**TASK OBJECTIVE:** Exactly as written, quote every line that follows, skipping the images.

**DATASET EXCERPT:**
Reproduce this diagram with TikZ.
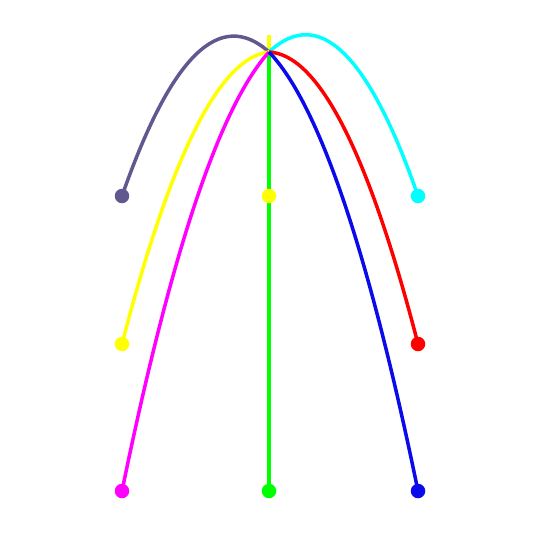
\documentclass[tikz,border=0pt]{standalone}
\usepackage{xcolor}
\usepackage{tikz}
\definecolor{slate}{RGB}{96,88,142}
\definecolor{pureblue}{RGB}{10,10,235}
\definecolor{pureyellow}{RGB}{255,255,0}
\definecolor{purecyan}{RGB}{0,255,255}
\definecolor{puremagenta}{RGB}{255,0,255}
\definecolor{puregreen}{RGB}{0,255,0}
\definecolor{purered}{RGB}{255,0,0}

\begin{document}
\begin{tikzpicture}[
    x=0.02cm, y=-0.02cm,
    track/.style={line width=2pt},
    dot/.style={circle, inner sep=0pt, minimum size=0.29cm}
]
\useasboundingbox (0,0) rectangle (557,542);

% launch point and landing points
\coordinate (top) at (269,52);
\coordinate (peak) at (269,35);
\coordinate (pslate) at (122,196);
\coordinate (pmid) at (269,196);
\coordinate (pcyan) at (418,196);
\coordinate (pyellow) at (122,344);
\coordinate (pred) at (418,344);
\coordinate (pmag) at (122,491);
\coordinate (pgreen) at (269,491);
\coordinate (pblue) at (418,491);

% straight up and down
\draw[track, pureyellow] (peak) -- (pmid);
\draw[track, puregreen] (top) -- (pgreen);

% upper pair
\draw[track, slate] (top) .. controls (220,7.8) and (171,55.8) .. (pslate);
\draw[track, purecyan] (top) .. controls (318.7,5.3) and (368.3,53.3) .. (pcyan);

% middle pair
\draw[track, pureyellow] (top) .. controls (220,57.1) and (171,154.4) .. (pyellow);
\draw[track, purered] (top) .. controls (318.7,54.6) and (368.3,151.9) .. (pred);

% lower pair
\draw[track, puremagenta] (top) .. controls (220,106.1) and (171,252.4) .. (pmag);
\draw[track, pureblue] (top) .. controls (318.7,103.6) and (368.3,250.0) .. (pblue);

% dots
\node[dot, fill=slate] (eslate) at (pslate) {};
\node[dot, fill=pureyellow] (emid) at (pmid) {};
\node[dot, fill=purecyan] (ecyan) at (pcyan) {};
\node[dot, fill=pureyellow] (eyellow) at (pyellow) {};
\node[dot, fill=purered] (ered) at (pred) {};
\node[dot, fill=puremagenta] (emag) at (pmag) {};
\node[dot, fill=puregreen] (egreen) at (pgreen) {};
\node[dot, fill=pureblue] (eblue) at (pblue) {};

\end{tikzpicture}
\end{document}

**COMPLETE OUTPUT:**
Reproduce this diagram with TikZ.
\documentclass[tikz,border=0pt]{standalone}
\usepackage{xcolor}
\usepackage{tikz}
\definecolor{slate}{RGB}{96,88,142}
\definecolor{pureblue}{RGB}{10,10,235}
\definecolor{pureyellow}{RGB}{255,255,0}
\definecolor{purecyan}{RGB}{0,255,255}
\definecolor{puremagenta}{RGB}{255,0,255}
\definecolor{puregreen}{RGB}{0,255,0}
\definecolor{purered}{RGB}{255,0,0}

\begin{document}
\begin{tikzpicture}[
    x=0.02cm, y=-0.02cm,
    track/.style={line width=2pt},
    dot/.style={circle, inner sep=0pt, minimum size=0.29cm}
]
\useasboundingbox (0,0) rectangle (557,542);

% launch point and landing points
\coordinate (top) at (269,52);
\coordinate (peak) at (269,35);
\coordinate (pslate) at (122,196);
\coordinate (pmid) at (269,196);
\coordinate (pcyan) at (418,196);
\coordinate (pyellow) at (122,344);
\coordinate (pred) at (418,344);
\coordinate (pmag) at (122,491);
\coordinate (pgreen) at (269,491);
\coordinate (pblue) at (418,491);

% straight up and down
\draw[track, pureyellow] (peak) -- (pmid);
\draw[track, puregreen] (top) -- (pgreen);

% upper pair
\draw[track, slate] (top) .. controls (220,7.8) and (171,55.8) .. (pslate);
\draw[track, purecyan] (top) .. controls (318.7,5.3) and (368.3,53.3) .. (pcyan);

% middle pair
\draw[track, pureyellow] (top) .. controls (220,57.1) and (171,154.4) .. (pyellow);
\draw[track, purered] (top) .. controls (318.7,54.6) and (368.3,151.9) .. (pred);

% lower pair
\draw[track, puremagenta] (top) .. controls (220,106.1) and (171,252.4) .. (pmag);
\draw[track, pureblue] (top) .. controls (318.7,103.6) and (368.3,250.0) .. (pblue);

% dots
\node[dot, fill=slate] (eslate) at (pslate) {};
\node[dot, fill=pureyellow] (emid) at (pmid) {};
\node[dot, fill=purecyan] (ecyan) at (pcyan) {};
\node[dot, fill=pureyellow] (eyellow) at (pyellow) {};
\node[dot, fill=purered] (ered) at (pred) {};
\node[dot, fill=puremagenta] (emag) at (pmag) {};
\node[dot, fill=puregreen] (egreen) at (pgreen) {};
\node[dot, fill=pureblue] (eblue) at (pblue) {};

\end{tikzpicture}
\end{document}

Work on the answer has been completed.